Sanasa Development Bank PLC (Sanasa), microfinancier turned licensed commercial bank, saw its net profit for the quarter ended September 30, 2016 (3Q16) falling by 70 percent from a year ago to Rs.49.2 million or Rs.1.22 a share, as the bank felt the brunt of squeezing margins, the interim results filed with the Colombo bourse showed.
The net interest income (NII) declined by 7 percent from a year ago to Rs.781 million as the rise in interest expense outweighed the rise in the interest income.
This pushed the net interest margin to fall to 5.65 percent from 7.13 percent at the start of the year. Sanasa is a key financial institution in the country, which has been strengthening the rural economy for decades by providing financial support to less privileged institutions and entities in society. The bank is backed by nearly 8,000 co-operative societies with over a million members.
However, in recent times, the bank has been shifting its focus from microfinance to small and medium enterprise (SME) finance in a bid to diversify its portfolio, which may have taken a toll on its margins.
In 2015, the bank also obtained the advisory services from the International Finance Corporation (IFC), the private sector investment arm of the World Bank, to assist them in technical processes and internal restructuring in their shift toward SME-focused banking.
The bank grew its loan book by 14 percent or by Rs.6.6 billion during the nine months to September.
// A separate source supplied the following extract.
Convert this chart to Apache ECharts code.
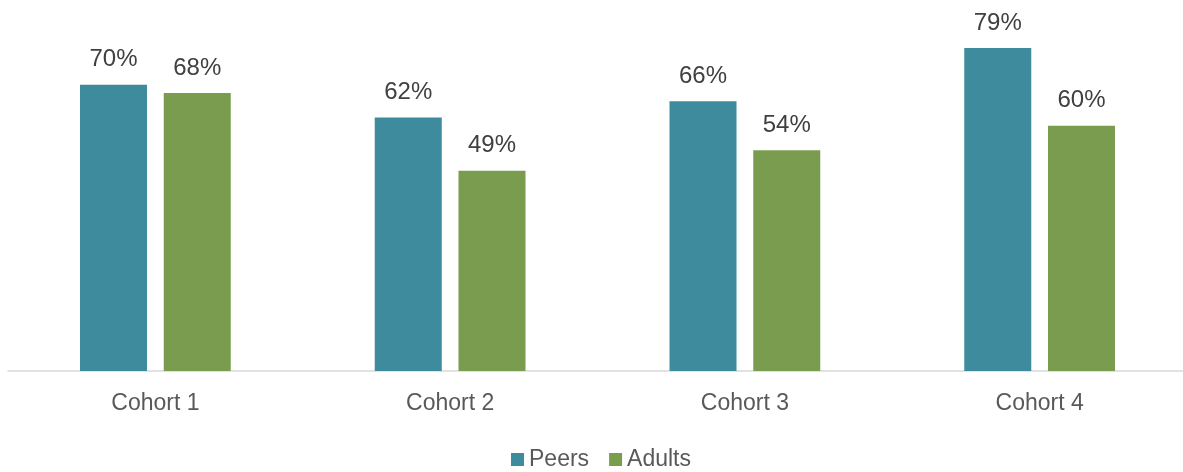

The bank now has a loan book slightly in excess of Rs.52.4 billion.
The bank also has an asset base of Rs.65 billion, which is an 8.0 percent increase from December 31, 2015. However, the growth in deposits has been extremely slow as the deposit growth during the same period was only Rs.2.5 billion. The bank in December 2015 raised Rs.4.0 billion in a listed debenture issue. Sanasa has a core-capital base of Rs.5.1 billion but the minimum capital requirement for a licensed commercial bank is Rs.10.0 billion.
The bank’s Tier II capital adequacy ratio stood at 11.71 percent, little above the regulatory minimum of 10.0 percent.
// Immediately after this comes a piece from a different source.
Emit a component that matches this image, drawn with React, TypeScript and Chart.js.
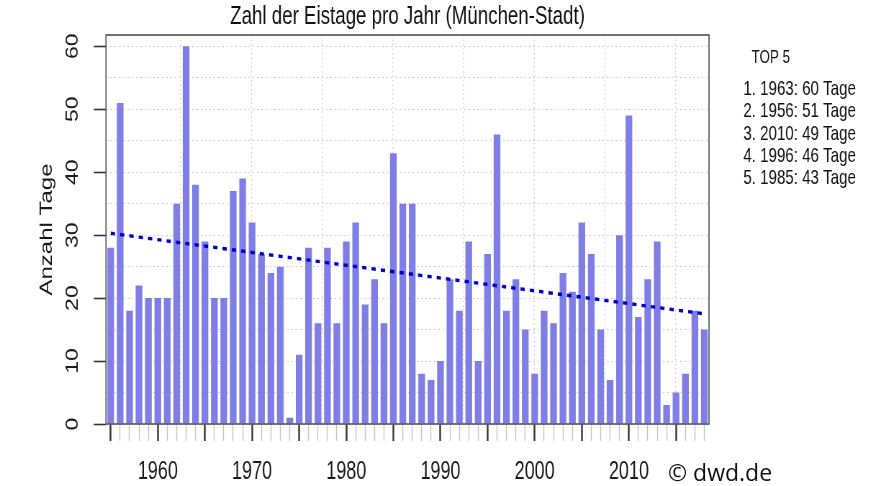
import React, { useEffect, useRef } from 'react';
import { Chart, registerables } from 'chart.js';

Chart.register(...registerables);

// ---- data ----
const years = [
  1955, 1956, 1957, 1958, 1959, 1960, 1961, 1962, 1963, 1964,
  1965, 1966, 1967, 1968, 1969, 1970, 1971, 1972, 1973, 1974,
  1975, 1976, 1977, 1978, 1979, 1980, 1981, 1982, 1983, 1984,
  1985, 1986, 1987, 1988, 1989, 1990, 1991, 1992, 1993, 1994,
  1995, 1996, 1997, 1998, 1999, 2000, 2001, 2002, 2003, 2004,
  2005, 2006, 2007, 2008, 2009, 2010, 2011, 2012, 2013, 2014,
  2015, 2016, 2017, 2018,
];
const iceDays = [
  28, 51, 18, 22, 20, 20, 20, 35, 60, 38,
  29, 20, 20, 37, 39, 32, 27, 24, 25, 1,
  11, 28, 16, 28, 16, 29, 32, 19, 23, 16,
  43, 35, 35, 8, 7, 10, 23, 18, 29, 10,
  27, 46, 18, 23, 15, 8, 18, 16, 24, 21,
  32, 27, 15, 7, 30, 49, 17, 23, 29, 3,
  5, 8, 18, 15,
];
// linear trend: value at first and last year
const trendEnds = [30.3, 17.5];
const yTickValues = [0, 5, 10, 15, 20, 25, 30, 35, 40, 45, 50, 55, 60];
const vGridValues = [7.45, 14.95, 22.45, 29.95, 37.45, 44.95, 52.45, 59.95];

const chartTitle = 'Zahl der Eistage pro Jahr (München-Stadt)';
const yAxisTitle = 'Anzahl Tage';
const topTitle = 'TOP 5';
const creditText = '© dwd.de';

// ---- layout (canvas is drawn wide, then squeezed horizontally) ----
const W = 1224;
const H = 486;
const K = 881 / W;
const FONT = '"Liberation Sans", Arial, Helvetica, sans-serif';

const trendData = years.map((_, i) =>
  i === 0 ? trendEnds[0] : i === years.length - 1 ? trendEnds[1] : null
);

const top5 = years
  .map((y, i) => ({ y, v: iceDays[i] }))
  .sort((a, b) => b.v - a.v)
  .slice(0, 5);

const framePlugin = {
  id: 'frameAndTop',
  beforeDatasetsDraw(chart: any) {
    const { ctx, chartArea } = chart;
    const xs = chart.scales.x;
    ctx.save();
    ctx.strokeStyle = '#c8c8c8';
    ctx.lineWidth = 1.3;
    ctx.setLineDash([1.5, 3]);
    vGridValues.forEach((v) => {
      const px = xs.getPixelForValue(v);
      ctx.beginPath();
      ctx.moveTo(px, chartArea.top);
      ctx.lineTo(px, chartArea.bottom);
      ctx.stroke();
    });
    ctx.restore();
  },
  afterDatasetsDraw(chart: any) {
    const { ctx, chartArea } = chart;
    ctx.save();
    ctx.strokeStyle = '#5a5a5a';
    ctx.lineWidth = 1.7;
    ctx.strokeRect(chartArea.left, chartArea.top, chartArea.right - chartArea.left, chartArea.bottom - chartArea.top);
    ctx.restore();
  },
  afterDraw(chart: any) {
    const { ctx } = chart;
    ctx.save();
    ctx.fillStyle = '#111';
    ctx.textAlign = 'left';
    ctx.textBaseline = 'alphabetic';
    ctx.font = `18.5px ${FONT}`;
    ctx.fillText(topTitle, 751.7 / K, 63.3);
    ctx.font = `21px ${FONT}`;
    const baselines = [95, 117.3, 139.6, 161.7, 183.5];
    top5.forEach((t, i) => {
      ctx.fillText(`${i + 1}. ${t.y}: ${t.v} Tage`, 743.3 / K, baselines[i]);
    });
    ctx.restore();
  },
};

export default function App() {
  const ref = useRef<HTMLCanvasElement | null>(null);

  useEffect(() => {
    if (!ref.current) return;
    const chart = new Chart(ref.current, {
      type: 'bar',
      data: {
        labels: years.map(String),
        datasets: [
          {
            type: 'line',
            label: 'Trend',
            data: trendData as any,
            xAxisID: 'x',
            yAxisID: 'y',
            borderColor: '#0000c8',
            borderWidth: 3.4,
            borderDash: [6, 7],
            borderCapStyle: 'butt',
            pointRadius: 0,
            spanGaps: true,
            fill: false,
            order: 0,
          } as any,
          {
            type: 'bar',
            label: 'Eistage',
            data: iceDays,
            xAxisID: 'x',
            yAxisID: 'y',
            backgroundColor: '#7e7ee6',
            borderWidth: 0,
            barPercentage: 0.71,
            categoryPercentage: 1,
            order: 1,
          } as any,
        ],
      },
      options: {
        responsive: false,
        animation: false,
        devicePixelRatio: 1,
        layout: { padding: { left: 0, right: W - 709 / K, top: 0, bottom: -17 } },
        plugins: {
          legend: { display: false },
          tooltip: { enabled: false },
          title: {
            display: true,
            text: chartTitle,
            fullSize: false,
            color: '#111',
            font: { family: FONT, size: 26, weight: 'normal' },
            padding: { top: 1.5, bottom: 2.3 },
          },
        },
        scales: {
          x: {
            type: 'category',
            offset: true,
            ticks: {
              autoSkip: false,
              maxRotation: 0,
              minRotation: 0,
              padding: 18.5,
              color: '#1a1a1a',
              font: { family: FONT, size: 25, lineHeight: 1 },
              callback: (_v: any, i: number) => (years[i] % 10 === 0 ? String(years[i]) : ''),
            },
            grid: {
              offset: false,
              drawOnChartArea: false,
              drawTicks: true,
              tickLength: 17,
              tickColor: (c: any) => (years[c.index] % 5 === 0 ? '#333' : '#c4c4c4'),
              tickWidth: (c: any) => (years[c.index] % 5 === 0 ? 2.4 : 1.4),
            },
            border: { display: false },
          },
          y: {
            min: 0,
            max: 61.8,
            afterBuildTicks: (s: any) => {
              s.ticks = yTickValues.map((v) => ({ value: v }));
            },
            afterFit: (s: any) => {
              s.width = 106 / K;
            },
            ticks: {
              autoSkip: false,
              minRotation: 90,
              maxRotation: 90,
              crossAlign: 'center',
              padding: 15.4,
              color: '#1a1a1a',
              font: { family: FONT, size: 23 },
              callback: (v: any) => (Number(v) % 10 === 0 ? String(v) : ''),
            },
            grid: {
              color: (c: any) => (c.tick && c.tick.value === 0 ? 'rgba(0,0,0,0)' : '#c8c8c8'),
              lineWidth: 1,
              tickLength: 17,
              tickColor: (c: any) => (c.tick && c.tick.value % 10 === 0 ? '#333' : 'rgba(0,0,0,0)'),
              tickWidth: 1.6,
              tickBorderDash: [],
            },
            border: { display: false, dash: [2, 4] },
            title: {
              display: true,
              text: yAxisTitle,
              color: '#1a1a1a',
              font: { family: FONT, size: 24 },
              padding: { top: 47 / K - 14.4, bottom: 0 },
            },
          },
        } as any,
      },
      plugins: [framePlugin],
    });
    return () => chart.destroy();
  }, []);

  return (
    <div
      style={{
        position: 'fixed',
        left: 0,
        top: 0,
        width: 881,
        height: 486,
        overflow: 'hidden',
        background: '#fff',
      }}
    >
      <canvas
        ref={ref}
        width={W}
        height={H}
        style={{
          position: 'absolute',
          left: 0,
          top: 0,
          width: W,
          height: H,
          transform: `scaleX(${K})`,
          transformOrigin: '0 0',
        }}
      />
      <div
        style={{
          position: 'absolute',
          left: 668,
          top: 457,
          font: '23px "Open Sans", sans-serif',
          lineHeight: '31px',
          color: '#111',
          whiteSpace: 'nowrap',
        }}
      >
        {creditText}
      </div>
    </div>
  );
}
Meanwhile, the provisions made for possible loan losses during the quarter increased to Rs.38.9 million from a provision reversal of Rs.4.2 million a year ago.
The gross non-performing loan ratio was at 2.42 percent, slightly up from 2.37 percent in December 2015 but below the industry average of 3.0 percent.
Meanwhile, during the nine months to September 30, the bank made a net profit of Rs.245.9 million or Rs.5.85 a share, 58 percent less than a year ago.
The NII fell by 4.0 percent year-on-year to Rs.2.4 billion.
As at September 30, high-net-worth investor Dr. T. Senthilverl held 12.77 percent, while Global Rubber Industries (Pvt.) Ltd held a 10.47 percent stake in the bank.